God says time and time again “do not be afraid.” That is the hardest commandment to follow here in the desert.
Before I came to Mexico (and I imagine even now) many people that I knew were concerned for my physical well-being. I have rarely ever felt unsafe in my very protected and limited routine between the apartments and el comedor. For migrants in Nogales, however, threats are everywhere.
There is fear of the mafia who controls this particular section of the border and charges every migrant a certain fee to try to cross. Non-payment carries dangerous consequences. Last week, we received information that a mafia member was eating at el comedor in order to survey the migrants. He was able to get past our security measures with very legitimate-seeming deportation paperwork (of course now that we are aware of his presence he is no longer admitted).
There is fear of coyotes who might turn into kidnappers. Yesterday, 15 migrants in total had been kidnapped at some point in their journeys. Some were held here in Nogales, others in the desert, and 4 were held for days in a house in Phoenix by coyotes demanding more money. Those in Phoenix were rescued by the police and then deported.

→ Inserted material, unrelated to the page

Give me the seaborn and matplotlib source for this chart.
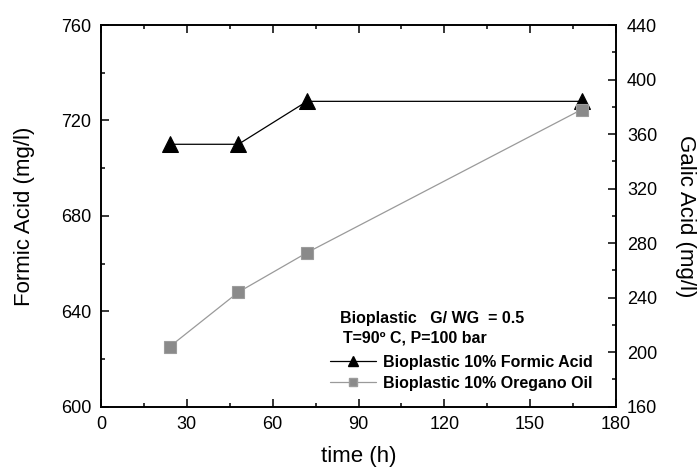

Then there is fear of bandits in the desert who will beat and rob groups of migrants. And to cap it all off the Mexican police who will pick up migrants off of the street and incarcerate them for days without food because they do not carry proper identification (or for no reason at all).
Living in fear produces mistrust. I register incoming migrants and a woman on Saturday refused to answer any questions. “But you are a gringa,” she said, “How do I know you won’t deport my husband?” Many migrants lie about their stories or refuse to give information because they have no reason to trust either gringos or their fellow Mexicans.
In an environment of fear and mistrust, God repeats: “do not be afraid.” Such a simple phrase. In the face of deep terror. It is almost impossible for me to tell migrants that they do not need to fear their fellow human beings. But I can start by telling them even when they cannot trust anyone, they can still trust in God. As I quoted in one of my first blogs in Nogales, “perfect love drives out fear.” Perhaps by first learning to love and trust God we can grow to realize that no one else has ultimate power over us. But in the interest of honesty I have to admit that this journey out of fear is a long one that I still don’t fully understand. Your insights and experiences are definitely welcome.